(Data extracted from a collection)
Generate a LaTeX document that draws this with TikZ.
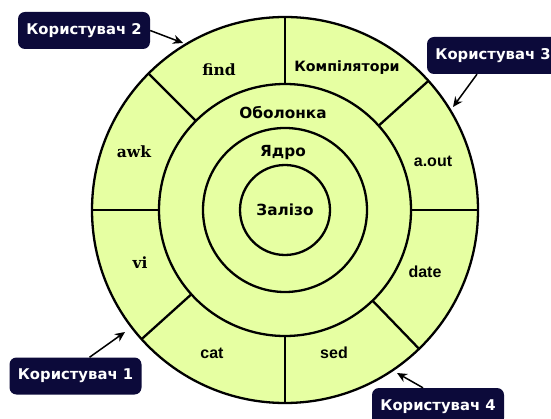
\documentclass[tikz,border=0pt]{standalone}
\usepackage{fontspec}
\setmainfont{DejaVu Sans}
\newfontfamily\labelsans{DejaVu Sans}
\newfontfamily\labelserif{DejaVu Serif}
\newfontfamily\progsans{Liberation Sans}
\usetikzlibrary{arrows.meta,calc}
\definecolor{ringfill}{RGB}{230,255,162}
\definecolor{usernavy}{RGB}{12,10,58}
\tikzset{
  ring/.style={draw=black, line width=2.3pt, fill=ringfill},
  divider/.style={draw=black, line width=2.3pt},
  userbox/.style={fill=usernavy, text=white, rounded corners=7pt,
    minimum width=132pt, minimum height=37pt, inner sep=0pt,
    font=\labelsans\bfseries\fontsize{14.8}{16}\selectfont},
  layer/.style={text=black, inner sep=1pt, font=\labelsans\bfseries\fontsize{15.3}{16}\selectfont},
  toolserif/.style={text=black, inner sep=1pt, font=\labelserif\bfseries\fontsize{15.5}{16}\selectfont},
  toolsans/.style={text=black, inner sep=1pt, font=\progsans\bfseries\fontsize{16}{17}\selectfont},
  pointer/.style={draw=black, line width=1.5pt, -{Stealth[length=10pt,width=9pt]}}
}
\begin{document}
\begin{tikzpicture}[x=1pt,y=-1pt]
  \useasboundingbox (0,0) rectangle (551,419);
  \clip (0,0) rectangle (551,419);
  \fill[white] (0,0) rectangle (551,419);

  \coordinate (c) at (285,210);

  % concentric layers
  \path[ring] (c) circle[radius=193];
  \path[ring] (c) circle[radius=126];
  \path[ring] (c) circle[radius=82];
  \path[ring] (c) circle[radius=45];

  % sector borders of the outer ring (angles run clockwise here)
  \foreach \a in {0,-42,-90,-135,180,138,90,46}
    \draw[divider] ($(c)+(\a:126)$) -- ($(c)+(\a:193)$);

  % layer names
  \node[layer] (shell)  at (283,113) {Оболонка};
  \node[layer] (kernel) at (283,153) {Ядро};
  \node[layer] (hw)     at (285,210) {Залізо};

  % programs in the outer ring
  \node[toolserif] (find) at (219,70)  {find};
  \node[layer, font=\labelsans\bfseries\fontsize{14.2}{16}\selectfont] (comp) at (347,68) {Компілятори};
  \node[toolsans]  (aout) at (433,161) {a.out};
  \node[toolsans]  (date) at (425,272) {date};
  \node[toolsans]  (sed)  at (334,353) {sed};
  \node[toolsans]  (cat)  at (212,353) {cat};
  \node[toolserif] (vi)   at (140,263) {vi};
  \node[toolserif] (awk)  at (134,152) {awk};

  % users
  \node[userbox] (u2) at (84,30.5)  {Користувач 2};
  \node[userbox] (u3) at (493,55.5) {Користувач 3};
  \node[userbox] (u1) at (75.5,376) {Користувач 1};
  \node[userbox] (u4) at (438,406.5) {Користувач 4};

  \coordinate (t2) at (183,43);
  \coordinate (t3) at (453,107);
  \coordinate (t1) at (125,332);
  \coordinate (t4) at (397,373);

  \draw[pointer] (u2.east) -- (t2);
  \draw[pointer] ([xshift=-16pt]u3.south) -- (t3);
  \draw[pointer] ([xshift=14pt]u1.north) -- (t1);
  \draw[pointer] ([xshift=-15pt]u4.north) -- (t4);
\end{tikzpicture}
\end{document}
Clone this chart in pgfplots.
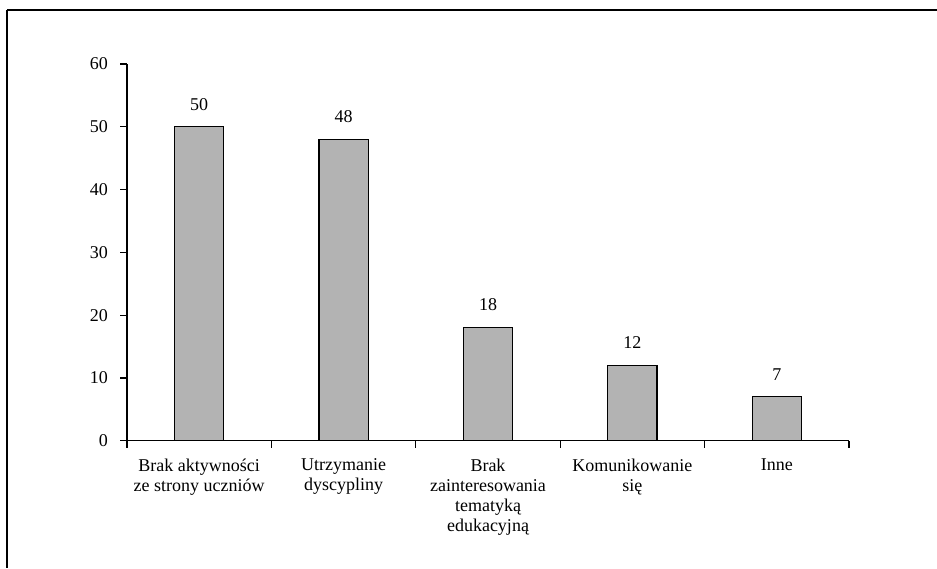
\documentclass[border=0pt]{standalone}
\usepackage{pgfplots}
\pgfplotsset{compat=1.18}
\usepackage{fontspec}
\setmainfont{Liberation Serif}
\definecolor{barfill}{RGB}{179,179,179}

\begin{document}
\fontsize{18}{20}\selectfont
\begin{tikzpicture}
\useasboundingbox (0,0) rectangle (937pt,568pt);
% frame: top and left edges
\draw[line width=1.3pt] (7pt,558pt) -- (937pt,558pt);
\draw[line width=1.3pt] (7pt,558pt) -- (7pt,0pt);
\begin{axis}[
  at={(127pt,127.3pt)}, anchor=south west,
  scale only axis,
  width=722pt, height=376.7pt,
  xmin=-0.5, xmax=4.5,
  ymin=0, ymax=60,
  axis x line*=bottom, axis y line*=left,
  axis line style={line width=1.2pt},
  ytick={0,10,...,60},
  xtick={0,1,2,3,4},
  xticklabels={{Brak aktywności\\ze strony uczniów},{Utrzymanie\\dyscypliny},{Brak\\zainteresowania\\tematyką\\edukacyjną},{Komunikowanie\\się},{Inne}},
  minor xtick={-0.5,0.5,1.5,2.5,3.5,4.5},
  tick align=outside,
  major x tick style={draw=none},
  minor tick length=7pt,
  major tick length=7pt,
  tick style={line width=1.2pt, black},
  xticklabel style={align=center, font=\fontsize{18}{20}\selectfont, yshift=-5pt},
  yticklabel style={font=\fontsize{18}{20}\selectfont, xshift=-6pt},
  /pgf/number format/assume math mode=true,
  ybar, bar width=0.34,
  nodes near coords,
  every node near coord/.append style={font=\fontsize{18}{20}\selectfont, yshift=10pt},
  clip=false,
]
\addplot[fill=barfill, draw=black, line width=1.2pt] coordinates {(0,50) (1,48) (2,18) (3,12) (4,7)};
\end{axis}
\end{tikzpicture}
\end{document}
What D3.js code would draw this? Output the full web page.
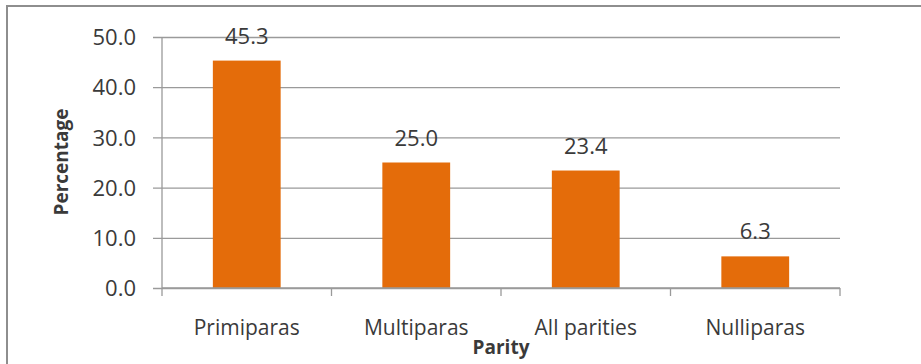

▶ **WORK REQUIRED**
Transcribe the full listing above exactly, with the images removed.

▶ **TASK RESULT**
Generate a LaTeX document that draws this with TikZ.
\documentclass[tikz,border=0pt]{standalone}
\usepackage{fontspec}
\setmainfont{DejaVu Sans}
\newfontfamily\labelsans{DejaVu Sans}
\newfontfamily\labelserif{DejaVu Serif}
\newfontfamily\progsans{Liberation Sans}
\usetikzlibrary{arrows.meta,calc}
\definecolor{ringfill}{RGB}{230,255,162}
\definecolor{usernavy}{RGB}{12,10,58}
\tikzset{
  ring/.style={draw=black, line width=2.3pt, fill=ringfill},
  divider/.style={draw=black, line width=2.3pt},
  userbox/.style={fill=usernavy, text=white, rounded corners=7pt,
    minimum width=132pt, minimum height=37pt, inner sep=0pt,
    font=\labelsans\bfseries\fontsize{14.8}{16}\selectfont},
  layer/.style={text=black, inner sep=1pt, font=\labelsans\bfseries\fontsize{15.3}{16}\selectfont},
  toolserif/.style={text=black, inner sep=1pt, font=\labelserif\bfseries\fontsize{15.5}{16}\selectfont},
  toolsans/.style={text=black, inner sep=1pt, font=\progsans\bfseries\fontsize{16}{17}\selectfont},
  pointer/.style={draw=black, line width=1.5pt, -{Stealth[length=10pt,width=9pt]}}
}
\begin{document}
\begin{tikzpicture}[x=1pt,y=-1pt]
  \useasboundingbox (0,0) rectangle (551,419);
  \clip (0,0) rectangle (551,419);
  \fill[white] (0,0) rectangle (551,419);

  \coordinate (c) at (285,210);

  % concentric layers
  \path[ring] (c) circle[radius=193];
  \path[ring] (c) circle[radius=126];
  \path[ring] (c) circle[radius=82];
  \path[ring] (c) circle[radius=45];

  % sector borders of the outer ring (angles run clockwise here)
  \foreach \a in {0,-42,-90,-135,180,138,90,46}
    \draw[divider] ($(c)+(\a:126)$) -- ($(c)+(\a:193)$);

  % layer names
  \node[layer] (shell)  at (283,113) {Оболонка};
  \node[layer] (kernel) at (283,153) {Ядро};
  \node[layer] (hw)     at (285,210) {Залізо};

  % programs in the outer ring
  \node[toolserif] (find) at (219,70)  {find};
  \node[layer, font=\labelsans\bfseries\fontsize{14.2}{16}\selectfont] (comp) at (347,68) {Компілятори};
  \node[toolsans]  (aout) at (433,161) {a.out};
  \node[toolsans]  (date) at (425,272) {date};
  \node[toolsans]  (sed)  at (334,353) {sed};
  \node[toolsans]  (cat)  at (212,353) {cat};
  \node[toolserif] (vi)   at (140,263) {vi};
  \node[toolserif] (awk)  at (134,152) {awk};

  % users
  \node[userbox] (u2) at (84,30.5)  {Користувач 2};
  \node[userbox] (u3) at (493,55.5) {Користувач 3};
  \node[userbox] (u1) at (75.5,376) {Користувач 1};
  \node[userbox] (u4) at (438,406.5) {Користувач 4};

  \coordinate (t2) at (183,43);
  \coordinate (t3) at (453,107);
  \coordinate (t1) at (125,332);
  \coordinate (t4) at (397,373);

  \draw[pointer] (u2.east) -- (t2);
  \draw[pointer] ([xshift=-16pt]u3.south) -- (t3);
  \draw[pointer] ([xshift=14pt]u1.north) -- (t1);
  \draw[pointer] ([xshift=-15pt]u4.north) -- (t4);
\end{tikzpicture}
\end{document}
Clone this chart in pgfplots.
\documentclass[border=0pt]{standalone}
\usepackage{pgfplots}
\pgfplotsset{compat=1.18}
\usepackage{fontspec}
\setmainfont{Liberation Serif}
\definecolor{barfill}{RGB}{179,179,179}

\begin{document}
\fontsize{18}{20}\selectfont
\begin{tikzpicture}
\useasboundingbox (0,0) rectangle (937pt,568pt);
% frame: top and left edges
\draw[line width=1.3pt] (7pt,558pt) -- (937pt,558pt);
\draw[line width=1.3pt] (7pt,558pt) -- (7pt,0pt);
\begin{axis}[
  at={(127pt,127.3pt)}, anchor=south west,
  scale only axis,
  width=722pt, height=376.7pt,
  xmin=-0.5, xmax=4.5,
  ymin=0, ymax=60,
  axis x line*=bottom, axis y line*=left,
  axis line style={line width=1.2pt},
  ytick={0,10,...,60},
  xtick={0,1,2,3,4},
  xticklabels={{Brak aktywności\\ze strony uczniów},{Utrzymanie\\dyscypliny},{Brak\\zainteresowania\\tematyką\\edukacyjną},{Komunikowanie\\się},{Inne}},
  minor xtick={-0.5,0.5,1.5,2.5,3.5,4.5},
  tick align=outside,
  major x tick style={draw=none},
  minor tick length=7pt,
  major tick length=7pt,
  tick style={line width=1.2pt, black},
  xticklabel style={align=center, font=\fontsize{18}{20}\selectfont, yshift=-5pt},
  yticklabel style={font=\fontsize{18}{20}\selectfont, xshift=-6pt},
  /pgf/number format/assume math mode=true,
  ybar, bar width=0.34,
  nodes near coords,
  every node near coord/.append style={font=\fontsize{18}{20}\selectfont, yshift=10pt},
  clip=false,
]
\addplot[fill=barfill, draw=black, line width=1.2pt] coordinates {(0,50) (1,48) (2,18) (3,12) (4,7)};
\end{axis}
\end{tikzpicture}
\end{document}
What D3.js code would draw this? Output the full web page.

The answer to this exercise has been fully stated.